CIDADE DOS MORTOS
-Crônica-
Padecia eu de um mal
incurável de acordo com a ótica da ciência. Havia estado durante algum
tempo interno num hospital público que, apesar de público, prestara-me
bons serviços. O diálogo médico chegara ao fim: eu estava em estado
terminal e o aconselhamento fora para que o meu falecimento se desse em
casa, pois, haveria de ter mais conforto e o desenlace seria mais
tranquilo. Contudo, possuía eu ainda consciência.
Intimamente
intenso desespero acometia-me. As horas não corriam, os dias eram
intermináveis. Refleti na vida que levara e me descobri possuidor de
inúmeros pecados, precisava de qualquer modo ser perdoado por Deus
através de uma autoridade eclesiástica. Pedi para que me
providenciassem um padre.
Atenderam-me. Veio até minha cabeceira um
sacerdote meio idoso e, a ele, narrei minhas turbulências, sem de nada
esquivar-me. O homem de batina escutou-me com atenção e,
posteriormente, abençoou-me, dizendo que o Senhor dos Exércitos
havia dado o perdão. Fez referência às preces e me solicitou que
rezasse bastante, haja vista que um mundo de luzes e alegrias estaria
à minha espera. Agradeci, todavia percebi que faltava alguma coisa que
não saberia apontar. Minha insatisfação prosseguia.
Insatisfeito e
profundamente deprimido, via os dias lentamente se escoarem. Tomei outra
decisão: implorei para que me conseguissem um pastor evangélico, eu
necessitava igualmente ser perdoado e ouvido por uma outra doutrina.

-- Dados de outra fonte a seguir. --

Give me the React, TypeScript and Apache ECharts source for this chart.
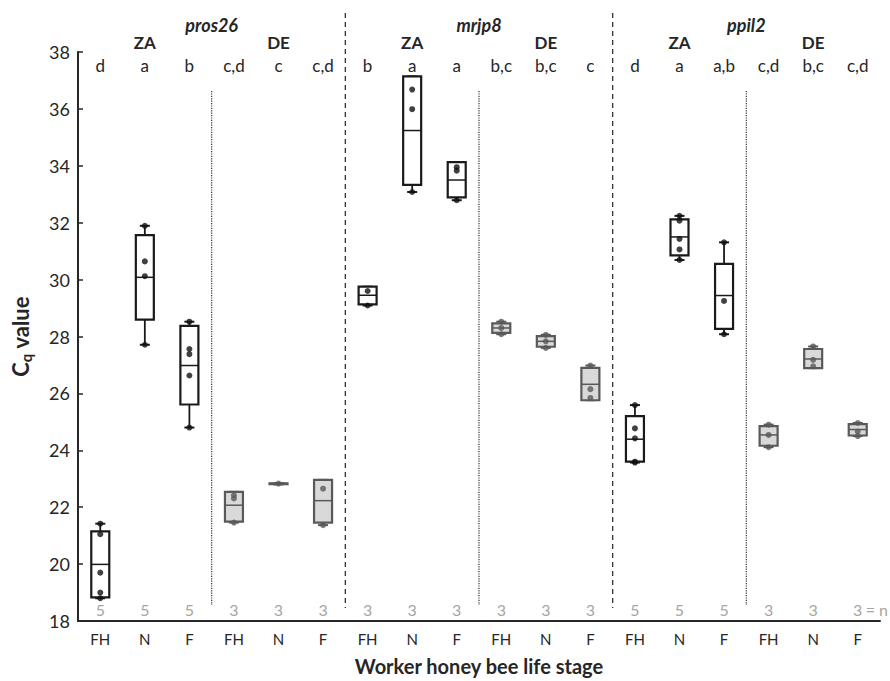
import React, { useEffect, useRef } from "react";
import * as echarts from "echarts";

const CATEGORIES = ["FH", "N", "F", "FH", "N", "F", "FH", "N", "F", "FH", "N", "F", "FH", "N", "F", "FH", "N", "F"];
const ORIGINS = ["ZA", "ZA", "ZA", "DE", "DE", "DE", "ZA", "ZA", "ZA", "DE", "DE", "DE", "ZA", "ZA", "ZA", "DE", "DE", "DE"];
const GENES = ["pros26", "mrjp8", "ppil2"];
const LETTERS = ["d", "a", "b", "c,d", "c", "c,d", "b", "a", "a", "b,c", "b,c", "c", "d", "a", "a,b", "c,d", "b,c", "c,d"];
const N_COUNTS = [5, 5, 5, 3, 3, 3, 3, 3, 3, 3, 3, 3, 5, 5, 5, 3, 3, 3];

// [lower whisker, Q1, median, Q3, upper whisker]
const BOXES = [
  [18.8, 18.83, 19.99, 21.15, 21.42],
  [27.71, 28.59, 30.08, 31.56, 31.89],
  [24.8, 25.61, 26.98, 28.37, 28.52],
  [21.46, 21.49, 22.07, 22.54, 22.54],
  [22.8, 22.81, 22.82, 22.84, 22.85],
  [21.37, 21.46, 22.23, 22.96, 22.96],
  [29.09, 29.13, 29.45, 29.75, 29.75],
  [33.08, 33.33, 35.24, 37.14, 37.14],
  [32.79, 32.89, 33.5, 34.13, 34.13],
  [28.08, 28.13, 28.3, 28.46, 28.52],
  [27.6, 27.64, 27.83, 28.01, 28.06],
  [25.76, 25.76, 26.32, 26.9, 26.98],
  [23.57, 23.6, 24.39, 25.2, 25.59],
  [30.69, 30.85, 31.5, 32.12, 32.24],
  [28.08, 28.27, 29.44, 30.55, 31.31],
  [24.11, 24.16, 24.54, 24.85, 24.9],
  [26.89, 26.89, 27.21, 27.56, 27.65],
  [24.5, 24.52, 24.73, 24.92, 24.96],
];

// individual data points per category
const POINTS = [
  [21.42, 21.05, 19.7, 19.0, 18.8],
  [31.89, 30.64, 30.12, 27.71],
  [28.52, 27.56, 27.38, 26.63, 24.8],
  [22.42, 22.31, 21.46],
  [22.83],
  [22.65, 21.37],
  [29.6, 29.09],
  [36.68, 35.99, 33.08],
  [33.95, 33.83, 32.79],
  [28.52, 28.3, 28.08],
  [28.06, 27.83, 27.6],
  [26.98, 26.15, 25.84],
  [25.59, 24.77, 24.42, 23.6, 23.57],
  [32.24, 32.07, 31.43, 31.06, 30.69],
  [31.31, 29.25, 28.08],
  [24.9, 24.54, 24.11],
  [27.65, 27.18, 26.95],
  [24.96, 24.66, 24.5],
];

const Y_MIN = 18;
const Y_MAX = 38;
const Y_INTERVAL = 2;

const FONT = "Lato, 'Open Sans', sans-serif";
const TEXT_DARK = "#262626";
const DE_STROKE = "#595959";
const DE_FILL = "#d9d9d9";
const ZA_STROKE = "#1a1a1a";

function textEl(x: number, y: number, text: string, opts: any = {}) {
  return {
    type: "text",
    x,
    y,
    silent: true,
    style: {
      text,
      fill: opts.fill || TEXT_DARK,
      fontSize: opts.fontSize || 17,
      fontFamily: FONT,
      fontWeight: opts.fontWeight || "normal",
      fontStyle: opts.fontStyle || "normal",
      align: opts.align || "center",
      verticalAlign: "middle",
      textAlign: opts.align || "center",
      textVerticalAlign: "middle",
    },
  };
}

export default function App() {
  const ref = useRef<HTMLDivElement>(null);

  useEffect(() => {
    if (!ref.current) return;
    const chart = echarts.init(ref.current, null, { renderer: "svg" });

    const zaPoints: number[][] = [];
    const dePoints: number[][] = [];
    POINTS.forEach((pts, i) => {
      pts.forEach((v) => {
        (ORIGINS[i] === "DE" ? dePoints : zaPoints).push([i, v]);
      });
    });

    const renderBox = (params: any, api: any) => {
      const i = api.value(0);
      const lo = api.value(1);
      const q1 = api.value(2);
      const med = api.value(3);
      const q3 = api.value(4);
      const hi = api.value(5);
      const x = api.coord([i, med])[0];
      const yLo = api.coord([i, lo])[1];
      const yQ1 = api.coord([i, q1])[1];
      const yMed = api.coord([i, med])[1];
      const yQ3 = api.coord([i, q3])[1];
      const yHi = api.coord([i, hi])[1];
      const isDE = ORIGINS[i] === "DE";
      const stroke = isDE ? DE_STROKE : ZA_STROKE;
      const fill = isDE ? DE_FILL : "#ffffff";
      const w = 18;
      const cw = 10;
      return {
        type: "group",
        children: [
          { type: "line", shape: { x1: x, y1: yHi, x2: x, y2: yQ3 }, style: { stroke, lineWidth: 1.8 } },
          { type: "line", shape: { x1: x, y1: yLo, x2: x, y2: yQ1 }, style: { stroke, lineWidth: 1.8 } },
          { type: "line", shape: { x1: x - cw / 2, y1: yHi, x2: x + cw / 2, y2: yHi }, style: { stroke, lineWidth: 2 } },
          { type: "line", shape: { x1: x - cw / 2, y1: yLo, x2: x + cw / 2, y2: yLo }, style: { stroke, lineWidth: 2 } },
          {
            type: "rect",
            shape: { x: x - w / 2, y: yQ3, width: w, height: Math.max(yQ1 - yQ3, 0.5) },
            style: { fill, stroke, lineWidth: 2.2 },
          },
          { type: "line", shape: { x1: x - w / 2, y1: yMed, x2: x + w / 2, y2: yMed }, style: { stroke, lineWidth: 1.5 } },
        ],
      };
    };

    const renderAnnotations = (params: any, api: any) => {
      const top = api.coord([0, Y_MAX])[1];
      const bottom = api.coord([0, Y_MIN])[1];
      const children: any[] = [];
      // separators between genes (dashed)
      [5.5, 11.5].forEach((sx) => {
        const x = api.coord([sx, Y_MIN])[0];
        children.push({
          type: "line",
          shape: { x1: x, y1: top - 39, x2: x, y2: bottom - 13 },
          style: { stroke: "#333", lineWidth: 1.3, lineDash: [5, 4] },
        });
      });
      // separators between origins (dotted)
      [2.5, 8.5, 14.5].forEach((sx) => {
        const x = api.coord([sx, Y_MIN])[0];
        children.push({
          type: "line",
          shape: { x1: x, y1: top + 39, x2: x, y2: bottom - 16 },
          style: { stroke: "#333", lineWidth: 1.2, lineDash: [1.2, 1.2] },
        });
      });
      // gene names
      GENES.forEach((g, gi) => {
        const x = api.coord([gi * 6 + 2.5, Y_MAX])[0];
        children.push(textEl(x, top - 27, g, { fontSize: 18, fontWeight: "bold", fontStyle: "italic" }));
      });
      // origin headers
      ORIGINS.forEach((o, i) => {
        if (i % 3 !== 1) return;
        const x = api.coord([i, Y_MAX])[0];
        children.push(textEl(x, top - 10, o, { fontSize: 17, fontWeight: "bold" }));
      });
      // significance letters
      LETTERS.forEach((l, i) => {
        const x = api.coord([i, Y_MAX])[0];
        children.push(textEl(x, top + 13, l, { fontSize: 17 }));
      });
      // sample sizes
      N_COUNTS.forEach((n, i) => {
        const x = api.coord([i, Y_MIN])[0];
        children.push(textEl(x, bottom - 12, String(n), { fontSize: 16, fill: "#a6a6a6" }));
        if (i === N_COUNTS.length - 1) {
          children.push(textEl(x + 8, bottom - 12, "= n", { fontSize: 16, fill: "#a6a6a6", align: "left" }));
        }
      });
      return { type: "group", children };
    };

    chart.setOption({
      animation: false,
      backgroundColor: "#ffffff",
      textStyle: { fontFamily: FONT },
      grid: { left: 77, top: 52, right: 10, bottom: 55 },
      xAxis: [
        {
          type: "category",
          data: CATEGORIES,
          boundaryGap: true,
          name: "Worker honey bee life stage",
          nameLocation: "middle",
          nameGap: 35,
          nameTextStyle: { fontSize: 20, fontWeight: "bold", color: TEXT_DARK, fontFamily: FONT },
          axisLine: { onZero: false, lineStyle: { color: "#262626", width: 2 } },
          axisTick: { inside: true, alignWithLabel: true, length: 4, lineStyle: { color: "#262626", width: 1.5 } },
          axisLabel: { color: TEXT_DARK, fontSize: 15, margin: 10, fontFamily: FONT, interval: 0 },
          splitLine: { show: false },
        },
        {
          type: "value",
          min: -0.5,
          max: 17.5,
          show: false,
          axisLine: { onZero: false },
          splitLine: { show: false },
        },
      ],
      yAxis: {
        type: "value",
        min: Y_MIN,
        max: Y_MAX,
        interval: Y_INTERVAL,
        name: "{c|C}{s|q}{c| value}",
        nameLocation: "middle",
        nameGap: 45,
        nameRotate: 90,
        nameTextStyle: {
          rich: {
            c: { fontSize: 22, fontWeight: "bold", color: TEXT_DARK, fontFamily: FONT, lineHeight: 26 },
            s: { fontSize: 15, fontWeight: "bold", color: TEXT_DARK, fontFamily: FONT, lineHeight: 14, verticalAlign: "bottom", padding: [10, 0, 0, 0] },
          },
        },
        axisLine: { show: true, onZero: false, lineStyle: { color: "#262626", width: 2 } },
        axisTick: { show: true, inside: true, length: 5, lineStyle: { color: "#262626", width: 1.5 } },
        axisLabel: { color: TEXT_DARK, fontSize: 18, margin: 8, fontFamily: FONT },
        splitLine: { show: false },
      },
      series: [
        {
          type: "custom",
          name: "boxes",
          xAxisIndex: 0,
          yAxisIndex: 0,
          data: BOXES.map((b, i) => [i, ...b]),
          encode: { x: 0, y: [1, 2, 3, 4, 5] },
          renderItem: renderBox,
          z: 2,
        },
        {
          type: "scatter",
          name: "ZA points",
          xAxisIndex: 0,
          yAxisIndex: 0,
          data: zaPoints,
          symbol: "circle",
          symbolSize: 6,
          itemStyle: { color: "#111111" },
          z: 3,
        },
        {
          type: "scatter",
          name: "DE points",
          xAxisIndex: 0,
          yAxisIndex: 0,
          data: dePoints,
          symbol: "circle",
          symbolSize: 6,
          itemStyle: { color: DE_STROKE },
          z: 3,
        },
        {
          type: "custom",
          name: "annotations",
          xAxisIndex: 1,
          yAxisIndex: 0,
          silent: true,
          data: [[0, Y_MIN]],
          renderItem: renderAnnotations,
          z: 4,
        },
      ],
    });

    return () => chart.dispose();
  }, []);

  return (
    <div
      ref={ref}
      style={{ position: "absolute", left: 0, top: 0, width: 890, height: 681 }}
    />
  );
}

Não demorou muito e logo se encontrava diante de mim um reverendo ainda
jovem, mas que me impôs uma condição: eu teria que levantar as mãos e
aceitar Jesus como único Salvador. Não dei importância ao fato e fiz
conforme o pastor desejava. Fez muitas preces em torno de mim, leu
várias passagens bíblicas, cantou diversos hinos e me preparou para o
passamento, afirmando que eu dormiria em paz até a consu-
mação
dos séculos, porém depois estaria para sempre ao lado do Senhor como um
dos escolhidos. Também agradeci, no entanto a ausência de algo notada
na visita do sacerdote permanecia. Difícil era explicar, compreender de
que se tratava.
Os dias continuavam monótonos, a depressão era o
resultado do meu estado psíquico. Era latente minha indisposição em
aceitar tudo aquilo. Prometeram-me a morte e, ao meu ver, a mesma
parecia distante dos meus anseios, de minha vida. Plenamente revoltado
com o dissabor de ver-me acoplado a um catre, roguei que me trouxessem
um representante da doutrina espírita, talvez em suas palavras e
ensinamentos, afinal pudesse acalmar meu espirito tão conturbado.
Perante mim estava uma senhora: nem jovem, nem idosa, de meia idade.
Pertencia a um centro Kardecista. Contei-lhe sobre minha existência, a
respeito das minhas faltas e
educada e atenciosamente me
escutava. Revelou-me os planos de Deus concernente às vidas sucessivas e
me orientou no sentido de que não me preocupasse. Haveria eu de
retornar num outro corpo e, assim, resgatar todos os meus erros até a
época em que não mais teria a necessidade de encarnar sobre a terra,
porque mundos mais evoluídos me aguardavam num futuro próximo. Fez-me
outras preleções e me aconselhou a ler a fim de que me educasse no
concerto das verdades universais.
Deixou-me linda mensagem e um
pouco de paz, entretanto não atingiu suprir o vácuo que teimava em
aborrecer-me, sem que ninguém conseguisse desvendá-lo. E, mais uma vez,
vi-me diante do tempo, diante de um tempo inexplicável, que não
corria, nem voava, marchava calmamente. Descobri-me mais forte e
disposto, era incompreensível que estivesse tão enfermo a ponto de haver
sido desenganado pela Medicina. Revoltei-me. Sugeri que me
encaminhassem devotos de outras religiões, seitas, fosse lá o que fosse.
Então tive visitas de busdistas, maometanos, judeus e uma infinidade
de outros religiosos. Nenhum obteve o êxito de
preencher a
lacuna que dentro de mim havia, não obstante meu cérebro trabalhar,
pensar... Formulava questões e as respondia. Foi assim que dissipei
finalmente o mal: eu queria viver! Nada em mim existia, eu era capaz e
cheio de saúde e, até hoje, após muitos anos desses acontecimentos,
trabalho e tenho uma vida normal, em conformidade com minha
idade. Hoje estou realizado e feliz. Nada mais!